*What the exercise asks*
Leave out all pictures. Return exactly the lines from the top of the material through the line containing "import * as".

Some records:
Start

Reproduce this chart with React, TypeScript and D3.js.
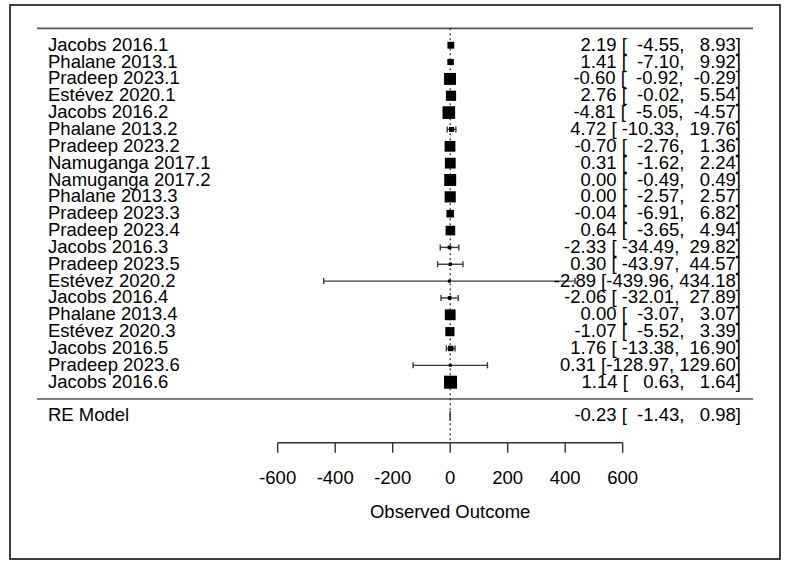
import React from "react";
import * as d3 from "d3";

const studies = [
  "Jacobs 2016.1", "Phalane 2013.1", "Pradeep 2023.1", "Estévez 2020.1", "Jacobs 2016.2",
  "Phalane 2013.2", "Pradeep 2023.2", "Namuganga 2017.1", "Namuganga 2017.2", "Phalane 2013.3",
  "Pradeep 2023.3", "Pradeep 2023.4", "Jacobs 2016.3", "Pradeep 2023.5", "Estévez 2020.2",
  "Jacobs 2016.4", "Phalane 2013.4", "Estévez 2020.3", "Jacobs 2016.5", "Pradeep 2023.6",
  "Jacobs 2016.6",
];
const estimates = [2.19, 1.41, -0.6, 2.76, -4.81, 4.72, -0.7, 0.31, 0.0, 0.0, -0.04, 0.64, -2.33, 0.3, -2.89, -2.06, 0.0, -1.07, 1.76, 0.31, 1.14];
const lowers = [-4.55, -7.1, -0.92, -0.02, -5.05, -10.33, -2.76, -1.62, -0.49, -2.57, -6.91, -3.65, -34.49, -43.97, -439.96, -32.01, -3.07, -5.52, -13.38, -128.97, 0.63];
const uppers = [8.93, 9.92, -0.29, 5.54, -4.57, 19.76, 1.36, 2.24, 0.49, 2.57, 6.82, 4.94, 29.82, 44.57, 434.18, 27.89, 3.07, 3.39, 16.9, 129.6, 1.64];
const weights = [3.6, 2.9, 8.0, 6.5, 8.6, 2.0, 7.0, 7.0, 8.0, 7.3, 4.2, 6.0, 0.9, 0.6, 0.3, 0.9, 7.0, 5.6, 2.4, 0.3, 8.9];

const modelLabel = "RE Model";
const modelEstimate = -0.23;
const modelLower = -1.43;
const modelUpper = 0.98;

const xTicks = [-600, -400, -200, 0, 200, 400, 600];
const xLabel = "Observed Outcome";

const W = 787;
const H = 565;
const FONT = "'Liberation Sans', Arial, Helvetica, sans-serif";
const FS = 18.5;

export default function App() {
  const x = d3.scaleLinear().domain([-600, 600]).range([277.7, 622.7]);
  const k = studies.length;
  const step = 16.85;
  const yTopRow = 45.2;
  const y = (i: number) => yTopRow + i * step;
  const yTopLine = yTopRow - step;
  const ySep = y(k - 1) + step;
  const yModel = ySep + step;
  const yAxis = 442.7;
  const size = d3.scaleLinear().domain([d3.min(weights)!, d3.max(weights)!]).range([3, 13]);
  const fmt = (v: number) => v.toFixed(2);

  const allEst = [...estimates, modelEstimate].map(fmt);
  const allLo = [...lowers, modelLower].map(fmt);
  const allUp = [...uppers, modelUpper].map(fmt);
  const wEst = d3.max(allEst, (s) => s.length)!;
  const wLo = d3.max(allLo, (s) => s.length)!;
  const wUp = d3.max(allUp, (s) => s.length)!;
  const annoString = (e: number, l: number, u: number) =>
    fmt(e).padStart(wEst, " ") + " [" + fmt(l).padStart(wLo, " ") + ", " + fmt(u).padStart(wUp, " ") + "]";

  const xRight = 741;
  const lineX0 = 37;
  const lineX1 = 753;
  const labelX = 48;
  const tb = 5.5;
  const ciColor = "#3a3a3a";

  return (
    <svg width={W} height={H} style={{ position: "absolute", left: 0, top: 0, background: "#fff" }}>
      <rect x={0} y={0} width={W} height={H} fill="#fff" />
      <rect x={10} y={5} width={770} height={554} fill="none" stroke="#111" strokeWidth={1.6} />

      <line x1={lineX0} x2={lineX1} y1={yTopLine} y2={yTopLine} stroke="#555" strokeWidth={1.6} />
      <line x1={lineX0} x2={lineX1} y1={ySep} y2={ySep} stroke="#555" strokeWidth={1.6} />

      <line x1={x(0)} x2={x(0)} y1={yTopLine} y2={yAxis} stroke="#222" strokeWidth={1.2} strokeDasharray="2 3" />

      {studies.map((s, i) => {
        const yy = y(i);
        const sz = size(weights[i]);
        const x0 = x(lowers[i]);
        const x1 = x(uppers[i]);
        return (
          <g key={s}>
            <line x1={x0} x2={x1} y1={yy} y2={yy} stroke={ciColor} strokeWidth={1.4} />
            <line x1={x0} x2={x0} y1={yy - 3} y2={yy + 3} stroke={ciColor} strokeWidth={1.4} />
            <line x1={x1} x2={x1} y1={yy - 3} y2={yy + 3} stroke={ciColor} strokeWidth={1.4} />
            <rect x={x(estimates[i]) - sz / 2} y={yy - sz / 2} width={sz} height={sz} fill="#000" />
            <text x={labelX} y={yy + tb} fontFamily={FONT} fontSize={FS} fill="#000">{s}</text>
          </g>
        );
      })}
      {studies.map((s, i) => (
        <text
          key={"a" + s}
          x={xRight}
          y={y(i) + tb}
          textAnchor="end"
          fontFamily={FONT}
          fontSize={FS}
          fill="#000"
          xmlSpace="preserve"
          style={{ whiteSpace: "pre" }}
        >
          {annoString(estimates[i], lowers[i], uppers[i])}
        </text>
      ))}

      <polygon
        points={[
          [x(modelLower), yModel],
          [x(modelEstimate), yModel - 5],
          [x(modelUpper), yModel],
          [x(modelEstimate), yModel + 5],
        ].map((p) => p.join(",")).join(" ")}
        fill="#000"
        stroke="#333"
        strokeWidth={0.8}
      />
      <text x={labelX} y={yModel + tb} fontFamily={FONT} fontSize={FS} fill="#000">{modelLabel}</text>
      <text
        x={xRight}
        y={yModel + tb}
        textAnchor="end"
        fontFamily={FONT}
        fontSize={FS}
        fill="#000"
        xmlSpace="preserve"
        style={{ whiteSpace: "pre" }}
      >
        {annoString(modelEstimate, modelLower, modelUpper)}
      </text>

      <line x1={x(xTicks[0])} x2={x(xTicks[xTicks.length - 1])} y1={yAxis} y2={yAxis} stroke="#333" strokeWidth={1.4} />
      {xTicks.map((t) => (
        <g key={t}>
          <line x1={x(t)} x2={x(t)} y1={yAxis} y2={yAxis + 10} stroke="#333" strokeWidth={1.4} />
          <text x={x(t)} y={484} textAnchor="middle" fontFamily={FONT} fontSize={FS} fill="#000">{t}</text>
        </g>
      ))}
      <text x={x(0)} y={518} textAnchor="middle" fontFamily={FONT} fontSize={FS} fill="#000">{xLabel}</text>
    </svg>
  );
}
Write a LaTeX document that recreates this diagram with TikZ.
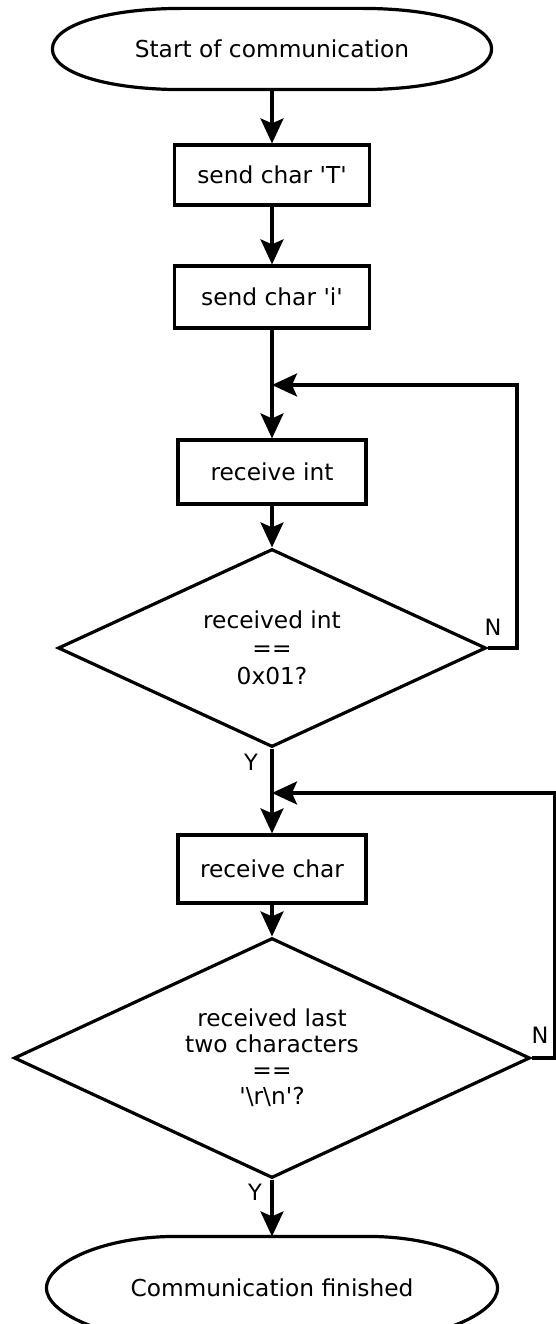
\documentclass[tikz,border=0pt]{standalone}
\usepackage{fontspec}
\setmainfont{DejaVu Sans}
\usetikzlibrary{shapes.geometric,arrows.meta}
\newcommand{\sq}{\textquotesingle}
\newcommand{\termoutline}[1]{%
  \draw ([xshift=-130pt]#1.north east)
    .. controls ([xshift=-55pt]#1.north east) and ([yshift=24pt]#1.east) .. (#1.east)
    .. controls ([yshift=-24pt]#1.east) and ([xshift=-55pt]#1.south east) .. ([xshift=-130pt]#1.south east)
    -- ([xshift=130pt]#1.south west)
    .. controls ([xshift=55pt]#1.south west) and ([yshift=-24pt]#1.west) .. (#1.west)
    .. controls ([yshift=24pt]#1.west) and ([xshift=55pt]#1.north west) .. ([xshift=130pt]#1.north west)
    -- cycle;}
\begin{document}
\begin{tikzpicture}[x=1pt,y=-1pt,
  line width=3.2pt,
  every node/.style={font=\fontsize{23.3}{28}\selectfont},
  term/.style={rectangle,inner sep=0pt},
  proc/.style={draw,rectangle,inner sep=0pt},
  dec/.style={draw,diamond,inner sep=0pt,aspect=2.15,align=center},
  flow/.style={-{Stealth[length=25pt,width=23pt,inset=5pt]}},
  lbl/.style={font=\fontsize{22.5}{24}\selectfont}]
\useasboundingbox (0,0) rectangle (556,1324);
\node[term,minimum width=436pt,minimum height=78pt] (start) at (272,49) {Start of communication};
\node[proc,minimum width=195pt,minimum height=60pt] (t) at (272,175) {send char \sq T\sq};
\node[proc,minimum width=195pt,minimum height=62pt] (i) at (272,297) {send char \sq i\sq};
\node[proc,minimum width=188pt,minimum height=64pt] (rint) at (272,472) {receive int};
\node[dec,minimum width=428pt,minimum height=198pt] (d1) at (272,648) {received int\\==\\0x01?};
\node[proc,minimum width=188pt,minimum height=68pt] (rchar) at (272,869) {receive char};
\node[dec,minimum width=516pt,minimum height=240pt,font=\fontsize{23.3}{26}\selectfont] (d2) at (272,1058) {received last\\two characters\\==\\\sq\textbackslash r\textbackslash n\sq?};
\node[term,minimum width=448pt,minimum height=100pt] (end) at (272,1288) {Communication finished};
\termoutline{start}
\termoutline{end}

\coordinate (m1) at (272,385);
\coordinate (c1) at (517,385);
\coordinate (m2) at (272,793);
\coordinate (c2) at (555,793);

\draw[flow] (start.south) -- (t.north);
\draw[flow] (t.south) -- (i.north);
\draw (i.south) -- (m1);
\draw[flow] (m1) -- (rint.north);
\draw[flow] (rint.south) -- (d1.north);
\draw[flow] (d1.east) -| (c1) -- (m1);
\draw (d1.south) -- (m2);
\draw[flow] (m2) -- (rchar.north);
\draw[flow] (rchar.south) -- (d2.north);
\draw[flow] (d2.east) -| (c2) -- (m2);
\draw[flow] (d2.south) -- (end.north);

\node[lbl] (n1) at (493,627) {N};
\node[lbl] (y1) at (251,762) {Y};
\node[lbl] (n2) at (540,1035) {N};
\node[lbl] (y2) at (255,1192) {Y};
\end{tikzpicture}
\end{document}
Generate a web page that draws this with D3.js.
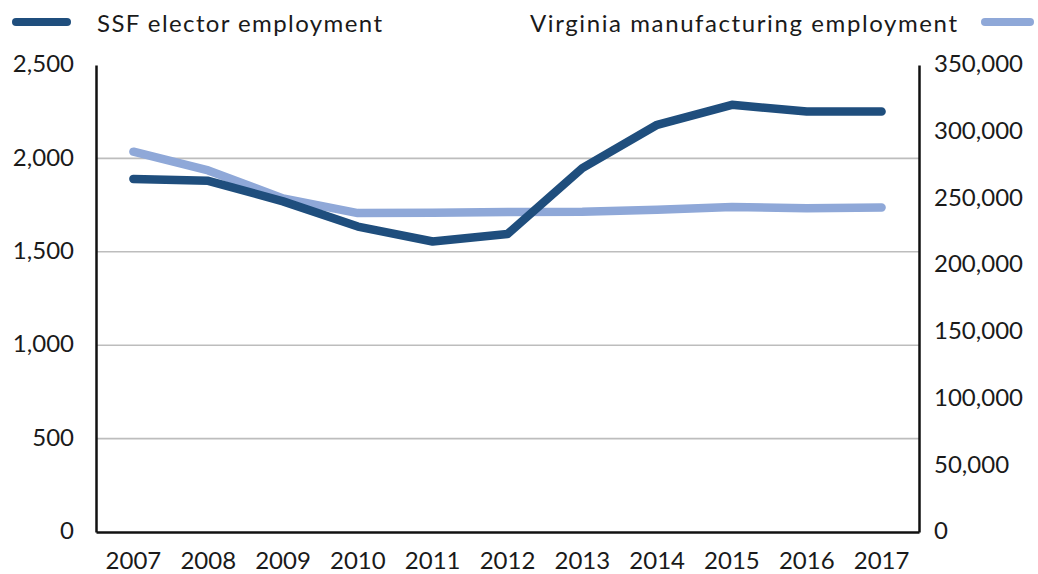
<!DOCTYPE html>
<html>
<head>
<meta charset="utf-8">
<script src="https://cdn.jsdelivr.net/npm/d3@7"></script>
<style>
  html, body { margin: 0; padding: 0; background: #fff; }
  svg { display: block; }
  text { font-family: Lato, "Open Sans", sans-serif; fill: #1a1a1a; }
</style>
</head>
<body>
<svg id="chart" width="1038" height="574"></svg>
<script>
const years = ["2007","2008","2009","2010","2011","2012","2013","2014","2015","2016","2017"];
const ssfElector = [1890, 1880, 1770, 1635, 1555, 1595, 1948, 2180, 2287, 2251, 2251];
const virginiaMfg = [285000, 271000, 250000, 239000, 239200, 239800, 240000, 241500, 243600, 242600, 243200];
const leftTicks = [0, 500, 1000, 1500, 2000, 2500];
const rightTicks = [0, 50000, 100000, 150000, 200000, 250000, 300000, 350000];
const gridTicks = [500, 1000, 1500, 2000];
const seriesNames = ["SSF elector employment", "Virginia manufacturing employment"];

const darkBlue = "#1f4e7d";
const lightBlue = "#8fa8d8";

const svg = d3.select("#chart");
const mLeft = 96, mRight = 919, mTop = 65, mBottom = 532;

const x = d3.scaleBand().domain(years).range([mLeft, mRight]);
const yL = d3.scaleLinear().domain([0, 2500]).range([mBottom, mTop]);
const yR = d3.scaleLinear().domain([0, 350000]).range([mBottom, mTop]);
const fmt = d3.format(",");

// gridlines
svg.append("g").selectAll("line").data(gridTicks).join("line")
  .attr("x1", mLeft).attr("x2", mRight)
  .attr("y1", d => yL(d)).attr("y2", d => yL(d))
  .attr("stroke", "#bdbdbd").attr("stroke-width", 1.6);

// left axis
const gL = svg.append("g").attr("transform", `translate(${mLeft},0)`)
  .call(d3.axisLeft(yL).tickValues(leftTicks).tickFormat(fmt).tickSize(0).tickPadding(22));
gL.select(".domain").attr("stroke", "#111").attr("stroke-width", 2.5);
gL.selectAll("text").attr("font-size", 24).attr("font-family", "Lato, sans-serif").attr("fill", "#1a1a1a").attr("dy", "0.28em");

// right axis
const gR = svg.append("g").attr("transform", `translate(${mRight},0)`)
  .call(d3.axisRight(yR).tickValues(rightTicks).tickFormat(fmt).tickSize(0).tickPadding(15));
gR.select(".domain").attr("stroke", "#111").attr("stroke-width", 2.5);
gR.selectAll("text").attr("font-size", 24).attr("font-family", "Lato, sans-serif").attr("fill", "#1a1a1a").attr("dy", "0.28em");

// bottom axis
const gB = svg.append("g").attr("transform", `translate(0,${mBottom})`)
  .call(d3.axisBottom(x).tickSize(0).tickPadding(20));
gB.select(".domain").attr("stroke", "#111").attr("stroke-width", 2.5);
gB.selectAll("text").attr("font-size", 24).attr("font-family", "Lato, sans-serif").attr("fill", "#1a1a1a");

const cx = d => x(d) + x.bandwidth() / 2;

// Virginia line (light)
svg.append("path")
  .datum(years.map((yr, i) => [yr, virginiaMfg[i]]))
  .attr("fill", "none").attr("stroke", lightBlue).attr("stroke-width", 8.5)
  .attr("stroke-linecap", "round").attr("stroke-linejoin", "round")
  .attr("d", d3.line().x(d => cx(d[0])).y(d => yR(d[1])));

// SSF line (dark)
svg.append("path")
  .datum(years.map((yr, i) => [yr, ssfElector[i]]))
  .attr("fill", "none").attr("stroke", darkBlue).attr("stroke-width", 8.5)
  .attr("stroke-linecap", "round").attr("stroke-linejoin", "round")
  .attr("d", d3.line().x(d => cx(d[0])).y(d => yL(d[1])));

// legend
const leg = svg.append("g");
leg.append("line").attr("x1", 16).attr("x2", 67).attr("y1", 22).attr("y2", 22)
  .attr("stroke", darkBlue).attr("stroke-width", 8).attr("stroke-linecap", "round");
leg.append("text").attr("x", 97).attr("y", 32).attr("font-size", 24)
  .attr("textLength", 285).attr("lengthAdjust", "spacing").text(seriesNames[0]);
leg.append("text").attr("x", 530).attr("y", 32).attr("font-size", 24)
  .attr("textLength", 427).attr("lengthAdjust", "spacing").text(seriesNames[1]);
leg.append("line").attr("x1", 985).attr("x2", 1030).attr("y1", 22).attr("y2", 22)
  .attr("stroke", lightBlue).attr("stroke-width", 8).attr("stroke-linecap", "round");
</script>
</body>
</html>
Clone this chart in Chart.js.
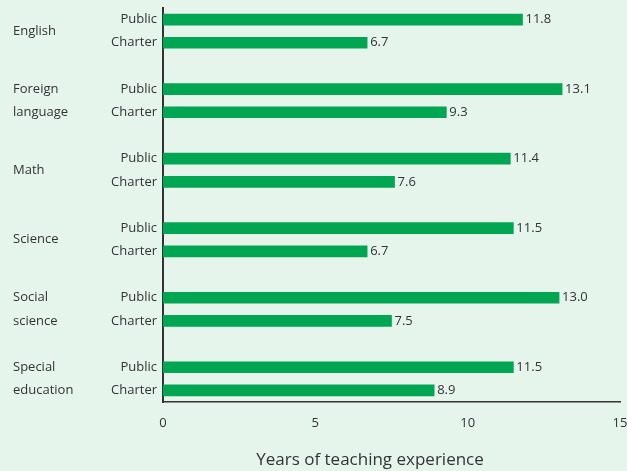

End

*Response*
Reproduce this chart with React, TypeScript and D3.js.
import React from "react";
import * as d3 from "d3";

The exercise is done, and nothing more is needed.